In another nod to the Netflix model, Disney Plus will allow for multiple accounts and parental controls as well.
Perhaps some of the biggest news of all for those of us that still purchase day-one releases when they are available on Amazon or Apple, Disney will make movies available for streaming immediately after their home release.
The debut of the new Disney streaming service is no less than a game-changer for the streaming segment.
It is expected that Netflix will have to become even more aggressive in pursuing its own content as well as keeping what it already has on hand.
From a user standpoint, the further fragmentation of the streaming market probably doesn’t present the rosiest future.
After all, the advantage of streaming services was their elimination of having to pay for multiple channels or packages via cable.

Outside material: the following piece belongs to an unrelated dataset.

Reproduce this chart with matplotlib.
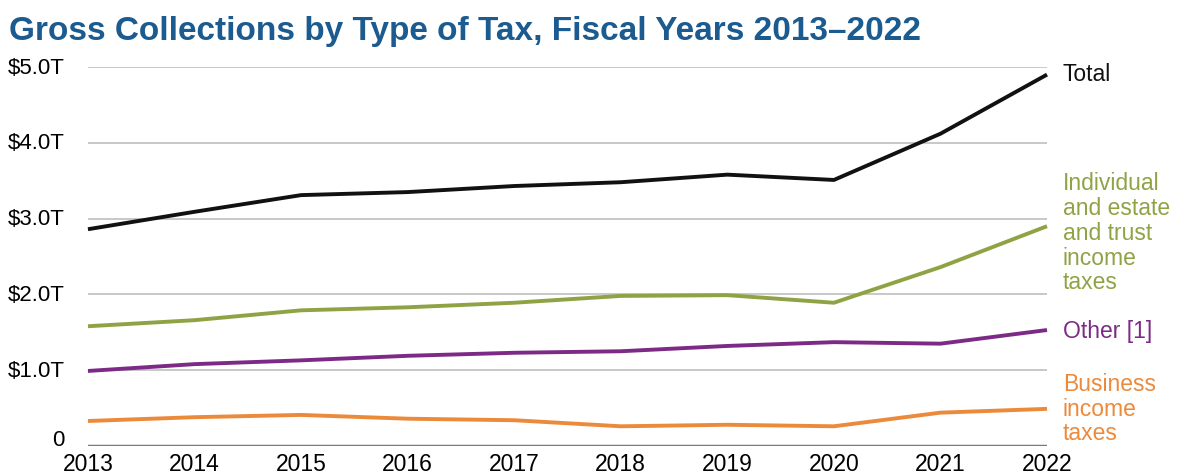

Now that users are faced with the prospect of subscribing to anything and everything to view content they love, there will probably either be further consolidation down the line or even more maddening segmentation of the user base until we are basically back to square one.
Though the pricing on a bundled service isn’t known yet, the Disney Plus service by itself will cost some $6.99 per month.
That’s bottom-of-the-barrel pricing, but analysts expect that it is a trojan horse of sorts.
As more and more people sign up for the service, Disney will gradually raise the price to compete with Netflix.
Additionally, some people think that the bundle package is where Disney Plus will really distinguish itself – as well as probably get the majority of its revenue.
So far Disney has racked up some important partners in the race to dominate living rooms. Roku and Sony’s PlayStation 4 have already embraced the platform’s concept and we expect it will also appear on Google and Apple app stores as well.